University of Vavuniya
- Former names: University of Jaffna (Vavuniya Campus)
- Motto: நன்றின்பால் உய்ப்பது அறிவு
- Motto in English: Wisdom Guides and Restrains Toward Virtue
- Type: Public
- Established: 1 August 2021; 4 years ago
- Parent institution: University of Jaffna
- Accreditation: University Grants Commission (Sri Lanka)
- Academic affiliations: University Grants Commission (Sri Lanka) Association of Commonwealth Universities International Association of Universities
- Chancellor: President of Sri Lanka
- Vice-Chancellor: Arulambalam Atputharajah
- Location: Vavuniya, Northern Province, Sri Lanka 8°45′28″N 80°22′13″E﻿ / ﻿8.7578065°N 80.3701744°E
- Campus: 195 acres (79 ha); Multi Campus;
- Language: English Tamil Sinhala
- Colors: Melanzane & Gold
- Sporting affiliations: Sri Lanka University Games
- Website: vau.ac.lk

= University of Vavuniya =

Public university in the district of Vavuniya, Sri Lanka

The University of Vavuniya (Tamil: வவுனியாப் பல்கலைக்கழகம், romanized: Vavuṉiyā Palkalaikkaḻakam; Sinhala: වවුනියා විශ්වවිද්‍යාලය, romanized: Vavuṉiyā Viśvavidyālaya; abbreviated UoV) is a public university located in the district of Vavuniya, Sri Lanka. Established in June 2021, the university was formed by the Government of Sri Lanka through the conversion of the Vavuniya Campus of the University of Jaffna into the University of Vavuniya.
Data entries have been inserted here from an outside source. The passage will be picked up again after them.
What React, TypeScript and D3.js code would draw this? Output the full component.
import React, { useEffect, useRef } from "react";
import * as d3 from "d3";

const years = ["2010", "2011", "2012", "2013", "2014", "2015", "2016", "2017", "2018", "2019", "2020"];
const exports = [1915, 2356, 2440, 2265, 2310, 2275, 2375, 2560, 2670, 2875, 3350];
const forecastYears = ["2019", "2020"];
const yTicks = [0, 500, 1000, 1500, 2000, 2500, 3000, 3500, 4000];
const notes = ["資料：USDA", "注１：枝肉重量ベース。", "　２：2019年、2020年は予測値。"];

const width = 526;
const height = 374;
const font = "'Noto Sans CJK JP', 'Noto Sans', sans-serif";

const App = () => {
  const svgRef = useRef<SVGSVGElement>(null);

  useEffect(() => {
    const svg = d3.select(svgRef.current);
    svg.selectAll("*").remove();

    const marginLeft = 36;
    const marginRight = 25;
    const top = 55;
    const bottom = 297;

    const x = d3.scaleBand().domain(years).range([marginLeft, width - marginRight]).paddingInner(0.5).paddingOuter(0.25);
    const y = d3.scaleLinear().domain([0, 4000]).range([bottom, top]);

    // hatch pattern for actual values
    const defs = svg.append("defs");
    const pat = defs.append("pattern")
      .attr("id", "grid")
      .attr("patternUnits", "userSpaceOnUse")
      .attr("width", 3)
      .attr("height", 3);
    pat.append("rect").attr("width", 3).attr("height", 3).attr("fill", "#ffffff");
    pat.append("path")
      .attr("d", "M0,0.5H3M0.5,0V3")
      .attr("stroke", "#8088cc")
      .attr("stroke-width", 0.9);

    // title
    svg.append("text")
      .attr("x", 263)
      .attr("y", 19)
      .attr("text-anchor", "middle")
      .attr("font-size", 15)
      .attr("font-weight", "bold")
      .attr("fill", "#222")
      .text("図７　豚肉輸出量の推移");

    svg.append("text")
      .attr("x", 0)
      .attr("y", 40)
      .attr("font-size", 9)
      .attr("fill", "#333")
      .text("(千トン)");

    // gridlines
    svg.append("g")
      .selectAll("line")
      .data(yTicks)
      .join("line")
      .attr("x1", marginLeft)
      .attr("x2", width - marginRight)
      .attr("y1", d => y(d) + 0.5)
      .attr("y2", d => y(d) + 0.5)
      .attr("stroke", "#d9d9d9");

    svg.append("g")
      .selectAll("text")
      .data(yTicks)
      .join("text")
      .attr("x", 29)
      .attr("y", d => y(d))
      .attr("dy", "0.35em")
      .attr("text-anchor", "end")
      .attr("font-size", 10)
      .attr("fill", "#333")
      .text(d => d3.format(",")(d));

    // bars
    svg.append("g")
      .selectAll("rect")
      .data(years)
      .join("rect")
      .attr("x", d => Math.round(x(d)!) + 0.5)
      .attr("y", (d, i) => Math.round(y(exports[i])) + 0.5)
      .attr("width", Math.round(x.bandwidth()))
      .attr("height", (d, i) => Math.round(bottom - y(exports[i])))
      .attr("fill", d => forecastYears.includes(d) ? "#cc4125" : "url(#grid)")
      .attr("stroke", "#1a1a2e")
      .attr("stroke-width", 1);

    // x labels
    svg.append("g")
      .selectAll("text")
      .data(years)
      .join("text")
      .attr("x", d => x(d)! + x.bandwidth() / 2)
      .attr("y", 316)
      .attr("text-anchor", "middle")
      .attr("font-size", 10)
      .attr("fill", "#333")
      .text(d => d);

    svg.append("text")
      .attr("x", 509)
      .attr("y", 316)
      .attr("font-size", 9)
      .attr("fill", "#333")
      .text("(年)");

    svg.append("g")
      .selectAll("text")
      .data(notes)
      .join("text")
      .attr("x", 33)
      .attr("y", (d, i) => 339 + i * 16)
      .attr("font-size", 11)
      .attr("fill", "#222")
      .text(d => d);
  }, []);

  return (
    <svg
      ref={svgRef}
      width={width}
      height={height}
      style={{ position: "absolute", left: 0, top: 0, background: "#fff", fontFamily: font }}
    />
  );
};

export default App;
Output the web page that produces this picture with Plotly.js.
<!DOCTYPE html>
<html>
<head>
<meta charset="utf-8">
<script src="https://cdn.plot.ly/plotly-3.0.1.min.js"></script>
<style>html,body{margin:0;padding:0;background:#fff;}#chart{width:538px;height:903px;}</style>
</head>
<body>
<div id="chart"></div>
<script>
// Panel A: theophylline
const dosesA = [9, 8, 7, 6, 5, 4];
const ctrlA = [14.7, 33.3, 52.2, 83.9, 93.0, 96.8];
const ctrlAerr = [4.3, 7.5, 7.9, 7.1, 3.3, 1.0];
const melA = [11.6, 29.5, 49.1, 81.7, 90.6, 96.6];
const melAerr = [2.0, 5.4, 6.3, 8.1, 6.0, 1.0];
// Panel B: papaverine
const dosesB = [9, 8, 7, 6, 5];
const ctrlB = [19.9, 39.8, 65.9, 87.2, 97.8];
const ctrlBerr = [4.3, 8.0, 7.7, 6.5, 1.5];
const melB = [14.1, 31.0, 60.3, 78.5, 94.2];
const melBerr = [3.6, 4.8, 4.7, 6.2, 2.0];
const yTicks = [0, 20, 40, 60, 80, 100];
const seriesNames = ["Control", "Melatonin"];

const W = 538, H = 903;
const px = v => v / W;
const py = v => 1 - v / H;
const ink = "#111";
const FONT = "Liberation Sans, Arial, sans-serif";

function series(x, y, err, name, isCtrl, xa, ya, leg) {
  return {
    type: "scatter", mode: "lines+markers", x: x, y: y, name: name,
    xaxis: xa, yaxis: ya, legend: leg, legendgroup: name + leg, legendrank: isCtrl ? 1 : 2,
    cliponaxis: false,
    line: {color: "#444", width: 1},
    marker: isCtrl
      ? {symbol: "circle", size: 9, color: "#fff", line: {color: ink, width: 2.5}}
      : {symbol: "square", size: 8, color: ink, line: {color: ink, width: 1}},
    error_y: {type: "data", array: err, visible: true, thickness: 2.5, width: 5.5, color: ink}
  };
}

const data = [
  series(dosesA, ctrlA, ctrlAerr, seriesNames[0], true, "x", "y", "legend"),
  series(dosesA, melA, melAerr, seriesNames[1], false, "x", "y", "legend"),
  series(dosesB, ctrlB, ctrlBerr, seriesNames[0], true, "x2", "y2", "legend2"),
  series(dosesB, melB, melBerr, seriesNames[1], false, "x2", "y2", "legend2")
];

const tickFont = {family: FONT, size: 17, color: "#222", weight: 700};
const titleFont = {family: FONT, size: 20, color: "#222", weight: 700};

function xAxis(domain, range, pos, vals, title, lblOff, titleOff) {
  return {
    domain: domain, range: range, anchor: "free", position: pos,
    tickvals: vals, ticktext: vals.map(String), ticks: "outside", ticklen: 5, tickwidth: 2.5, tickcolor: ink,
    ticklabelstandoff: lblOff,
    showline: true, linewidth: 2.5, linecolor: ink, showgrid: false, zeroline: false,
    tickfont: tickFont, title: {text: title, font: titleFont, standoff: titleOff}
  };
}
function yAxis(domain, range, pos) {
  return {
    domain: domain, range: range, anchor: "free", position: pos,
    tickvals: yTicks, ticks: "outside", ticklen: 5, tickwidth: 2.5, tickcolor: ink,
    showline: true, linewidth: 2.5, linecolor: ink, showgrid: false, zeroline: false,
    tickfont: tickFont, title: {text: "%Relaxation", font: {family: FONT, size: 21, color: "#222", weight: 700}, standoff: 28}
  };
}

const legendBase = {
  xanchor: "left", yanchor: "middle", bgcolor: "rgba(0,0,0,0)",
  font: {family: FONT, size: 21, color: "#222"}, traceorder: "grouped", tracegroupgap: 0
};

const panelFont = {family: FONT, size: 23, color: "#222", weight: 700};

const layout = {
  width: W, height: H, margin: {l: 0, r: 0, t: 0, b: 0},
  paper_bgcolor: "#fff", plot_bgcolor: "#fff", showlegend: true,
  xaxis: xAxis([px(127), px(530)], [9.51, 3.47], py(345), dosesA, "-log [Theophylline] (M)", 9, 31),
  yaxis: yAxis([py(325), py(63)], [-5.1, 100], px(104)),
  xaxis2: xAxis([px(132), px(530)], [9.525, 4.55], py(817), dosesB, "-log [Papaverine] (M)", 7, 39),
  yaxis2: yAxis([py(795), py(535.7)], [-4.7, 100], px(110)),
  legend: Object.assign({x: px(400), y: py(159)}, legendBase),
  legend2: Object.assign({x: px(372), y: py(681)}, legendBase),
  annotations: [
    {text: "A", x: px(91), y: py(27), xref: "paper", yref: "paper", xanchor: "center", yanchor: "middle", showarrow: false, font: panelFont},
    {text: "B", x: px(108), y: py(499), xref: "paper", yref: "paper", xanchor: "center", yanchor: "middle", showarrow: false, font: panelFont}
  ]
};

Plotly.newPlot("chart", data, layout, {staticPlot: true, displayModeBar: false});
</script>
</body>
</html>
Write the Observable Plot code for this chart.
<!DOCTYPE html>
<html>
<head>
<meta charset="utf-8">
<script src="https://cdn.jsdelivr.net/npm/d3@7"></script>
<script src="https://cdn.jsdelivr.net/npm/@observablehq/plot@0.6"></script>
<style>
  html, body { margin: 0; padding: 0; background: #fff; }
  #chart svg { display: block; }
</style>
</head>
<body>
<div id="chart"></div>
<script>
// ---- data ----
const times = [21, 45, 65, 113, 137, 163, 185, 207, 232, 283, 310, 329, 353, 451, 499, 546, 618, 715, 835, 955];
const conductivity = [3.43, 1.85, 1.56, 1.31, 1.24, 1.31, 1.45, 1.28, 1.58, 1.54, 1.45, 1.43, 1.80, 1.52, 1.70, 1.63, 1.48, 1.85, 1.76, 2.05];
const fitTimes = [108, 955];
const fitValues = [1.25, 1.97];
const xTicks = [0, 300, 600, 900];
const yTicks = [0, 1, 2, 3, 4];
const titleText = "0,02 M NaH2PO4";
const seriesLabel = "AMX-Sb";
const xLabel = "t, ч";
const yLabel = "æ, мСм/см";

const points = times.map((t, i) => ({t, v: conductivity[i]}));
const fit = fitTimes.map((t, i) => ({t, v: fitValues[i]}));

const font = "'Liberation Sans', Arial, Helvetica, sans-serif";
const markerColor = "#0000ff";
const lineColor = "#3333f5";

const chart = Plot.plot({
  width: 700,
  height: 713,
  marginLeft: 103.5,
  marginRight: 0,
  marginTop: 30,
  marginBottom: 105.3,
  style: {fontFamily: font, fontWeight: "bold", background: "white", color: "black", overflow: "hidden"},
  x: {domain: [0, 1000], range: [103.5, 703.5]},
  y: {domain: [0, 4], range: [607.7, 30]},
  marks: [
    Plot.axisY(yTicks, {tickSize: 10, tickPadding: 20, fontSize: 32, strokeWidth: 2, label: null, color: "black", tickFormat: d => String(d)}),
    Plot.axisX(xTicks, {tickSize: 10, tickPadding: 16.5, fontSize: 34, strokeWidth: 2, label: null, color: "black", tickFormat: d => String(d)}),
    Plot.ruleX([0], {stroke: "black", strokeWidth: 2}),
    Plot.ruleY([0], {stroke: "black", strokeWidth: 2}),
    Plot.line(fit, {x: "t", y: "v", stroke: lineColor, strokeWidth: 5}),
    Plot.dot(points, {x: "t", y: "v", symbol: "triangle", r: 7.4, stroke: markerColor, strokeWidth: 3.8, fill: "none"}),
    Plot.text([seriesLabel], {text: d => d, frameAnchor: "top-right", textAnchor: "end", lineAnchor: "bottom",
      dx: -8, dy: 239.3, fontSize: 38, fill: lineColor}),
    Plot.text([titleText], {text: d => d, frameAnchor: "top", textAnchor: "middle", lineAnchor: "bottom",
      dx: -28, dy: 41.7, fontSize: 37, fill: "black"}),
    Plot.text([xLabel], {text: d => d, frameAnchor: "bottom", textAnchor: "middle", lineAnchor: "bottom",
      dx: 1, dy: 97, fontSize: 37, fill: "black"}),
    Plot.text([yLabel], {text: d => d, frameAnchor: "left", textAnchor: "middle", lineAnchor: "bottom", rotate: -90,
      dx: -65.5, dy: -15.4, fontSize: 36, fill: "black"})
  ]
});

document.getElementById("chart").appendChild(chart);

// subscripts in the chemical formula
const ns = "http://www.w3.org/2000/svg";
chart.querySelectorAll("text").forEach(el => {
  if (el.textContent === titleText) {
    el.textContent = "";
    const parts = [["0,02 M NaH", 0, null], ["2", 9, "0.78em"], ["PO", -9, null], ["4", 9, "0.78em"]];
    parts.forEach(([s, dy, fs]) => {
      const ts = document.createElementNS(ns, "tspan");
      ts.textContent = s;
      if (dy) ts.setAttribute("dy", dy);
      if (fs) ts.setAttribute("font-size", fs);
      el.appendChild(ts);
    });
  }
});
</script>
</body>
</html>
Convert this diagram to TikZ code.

== Faculty of Applied Sciences ==

=== Department of Bio-science ===
The Department of Bio-science was established in 1997. It offers a four-year degree program, the Bachelor of Science Honours in Environmental Science. The curriculum includes courses in Environmental Science and Bio-science. The program's curriculum adheres to the Outcome-Based Education and Learner-Centered Teaching (OBE-LCT) framework and the Sri Lanka Qualification Framework (SLQF) guidelines.

=== Department of Physical Science ===
Established in 1997 alongside the Faculty of Applied Science, the Department of Physical Science at the Vavuniya Campus offers several degree programs:

- Bachelor of Science in Applied Mathematics and Computing
- Bachelor of Science Honours in Computer Science
- Bachelor of Science in Information Technology
- Bachelor of Science Honours in Information Technology

The degree programs' curricula are aligned with the Outcome-Based Education and Learner-Centered Teaching (OBE-LCT) framework, the Sri Lanka Qualification Framework (SLQF), IEEE-ACM, and SBS-IT guidelines.

== Faculty of Business Studies ==
- Department of Finance and Accountancy
- Department of English Language Teaching
- Department of Project Management
- Department of Human Resource Management
- Department of Marketing Management
- Department of Business Economics
- Department of Management and Entrepreneurship

== Faculty of Technological Studies ==
- Department of Information and Communication Technology

==Organisation and Administration==

=== Chancellor ===
Chancelloris the head of the university and is responsible for awarding all the academic degrees. Usually, the chancellor is a distinguished person in an academic discipline. Otherwise, it is a distinguished person or a clergy in the civil society. The appointment is done by the head of the state, the President of Sri Lanka. The position is mainly ceremonial and duties are usually carried out by the vice chancellor.

=== Vice-chancellor ===
The vice-chancellor is the principal academic and administrative officer of the university, responsible for the management tasks. This appointment is also done by the President of Sri Lanka.

=== Deans of Faculty ===
Deans are the heads of the faculties. They are responsible for the management and the tasks carried out by the faculty. Deans are appointed by the chancellor for three years.
- Faculty of Business Studies
- Faculty of Applied Sciences
- Faculty of Technological Studies

== Student Life ==

=== Sports and Recreation ===
The Department of Physical Education caters to the student population of the university in sports. The department gives the students sports facilities in two ways:
- Students who wish to play games only for fun and those who wish to use the facilities for fitness may use the Sports Center and the Gym
- The department conducts a regular programme for 18 sports: athletics, badminton, basketball, carom, chess, cricket, elle, football, karate, netball, rowing, rugby football, table tennis, taekwondo, tennis, volleyball, weightlifting and wrestling. The department gives the facilities necessary for these sports and supplies qualified coaches for most of the games. The aim in this regular programme is to participate in the annual inter-university and national championships.